Respondents to the Psychology Today survey nominated “feeling betrayed” as the most important reason for ending a friendship, along with discovering incompatible views on an issue they considered extremely important – for example, finding their friend held racist views they couldn’t tolerate.
But reasons for ending don’t have to be as dramatic as that. Many friendships just have a natural use-by date. They come and go at different times in our lives through different jobs and interests and life stages.
Other turning points that can cause friendships to founder or fade away include marriage or a new lover (as you’ll know if you ever couldn’t bear your friend’s new partner), the arrival of children, divorce, debt, favours, illness or a change in status that leads to insecurity and jealousy.
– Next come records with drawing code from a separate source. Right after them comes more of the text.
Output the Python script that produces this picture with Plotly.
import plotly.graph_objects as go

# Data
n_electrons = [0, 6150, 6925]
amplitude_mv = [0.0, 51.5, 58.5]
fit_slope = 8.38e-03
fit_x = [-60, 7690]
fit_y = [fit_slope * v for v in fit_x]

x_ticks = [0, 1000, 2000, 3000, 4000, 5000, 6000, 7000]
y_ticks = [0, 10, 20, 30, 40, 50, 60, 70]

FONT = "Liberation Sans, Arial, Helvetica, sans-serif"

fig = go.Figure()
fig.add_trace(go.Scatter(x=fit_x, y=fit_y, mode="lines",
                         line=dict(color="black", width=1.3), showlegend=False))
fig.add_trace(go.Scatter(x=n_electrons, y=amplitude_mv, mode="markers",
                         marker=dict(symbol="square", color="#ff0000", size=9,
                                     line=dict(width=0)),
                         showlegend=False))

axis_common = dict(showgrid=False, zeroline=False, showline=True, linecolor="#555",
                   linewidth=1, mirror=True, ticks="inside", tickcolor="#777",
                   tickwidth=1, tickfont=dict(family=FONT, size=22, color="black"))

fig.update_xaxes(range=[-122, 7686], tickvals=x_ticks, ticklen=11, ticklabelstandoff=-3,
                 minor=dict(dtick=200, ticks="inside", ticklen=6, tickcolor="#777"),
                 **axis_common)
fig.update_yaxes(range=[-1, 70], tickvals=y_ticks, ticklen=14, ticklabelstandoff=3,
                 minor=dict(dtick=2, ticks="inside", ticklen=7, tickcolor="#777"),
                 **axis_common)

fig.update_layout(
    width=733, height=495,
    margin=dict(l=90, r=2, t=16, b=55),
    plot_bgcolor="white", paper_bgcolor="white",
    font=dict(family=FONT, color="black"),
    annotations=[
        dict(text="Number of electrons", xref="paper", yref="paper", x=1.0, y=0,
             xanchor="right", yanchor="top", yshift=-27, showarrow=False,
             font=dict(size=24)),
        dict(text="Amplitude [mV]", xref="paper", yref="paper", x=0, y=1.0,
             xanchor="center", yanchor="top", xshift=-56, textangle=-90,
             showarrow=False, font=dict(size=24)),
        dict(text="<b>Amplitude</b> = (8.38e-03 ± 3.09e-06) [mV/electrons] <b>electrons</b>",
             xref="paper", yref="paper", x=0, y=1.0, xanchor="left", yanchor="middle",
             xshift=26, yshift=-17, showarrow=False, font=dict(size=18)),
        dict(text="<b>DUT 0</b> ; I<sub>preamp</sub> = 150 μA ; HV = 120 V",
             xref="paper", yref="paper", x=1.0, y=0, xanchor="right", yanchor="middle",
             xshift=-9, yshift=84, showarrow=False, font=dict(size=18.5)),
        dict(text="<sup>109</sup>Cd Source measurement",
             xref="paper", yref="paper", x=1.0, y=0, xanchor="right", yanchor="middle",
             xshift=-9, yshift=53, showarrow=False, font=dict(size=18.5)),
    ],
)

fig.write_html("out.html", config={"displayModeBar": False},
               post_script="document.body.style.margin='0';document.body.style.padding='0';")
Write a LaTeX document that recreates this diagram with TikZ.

There’s no need to feel guilty if you leave a friendship you find unsatisfactory. Life’s short. Maybe you realise you just don’t have the energy or the time for this particular friend any more, even though the person is still perfectly okay with you. Maybe you’re not getting much nurturing in return.
COMPETITION AND ENVY
You’ve heard it before but it has to be said in this context too: The first person anyone needs to make friends with is herself. Yourself, myself, ourselves. These are the people who become Communicating friends (see Different Strokes, above) and are the ones who will still feel okay regardless of having friends who are more attractive in looks, more stylish, higher-earning, popular and so on. Knowing your own strengths and that you have qualities other people would like to have too is the greatest protection against envy. Be a good friend, live and let live and wish even more good looks, money and status for them.
BEING LIKED
Overall, the people we like the most are the people who like us, who cheer our successes and wish us many more, and enjoy the ways in which we are different from them. Good friends don’t need us to need them but they empathise when we hurt. They love us enough to (gently) give us an honest appraisal of how they perceive us. They are tactful without being false. They ground us, make the world a warmer place and provide those deeply gratifying moments when we feel truly known.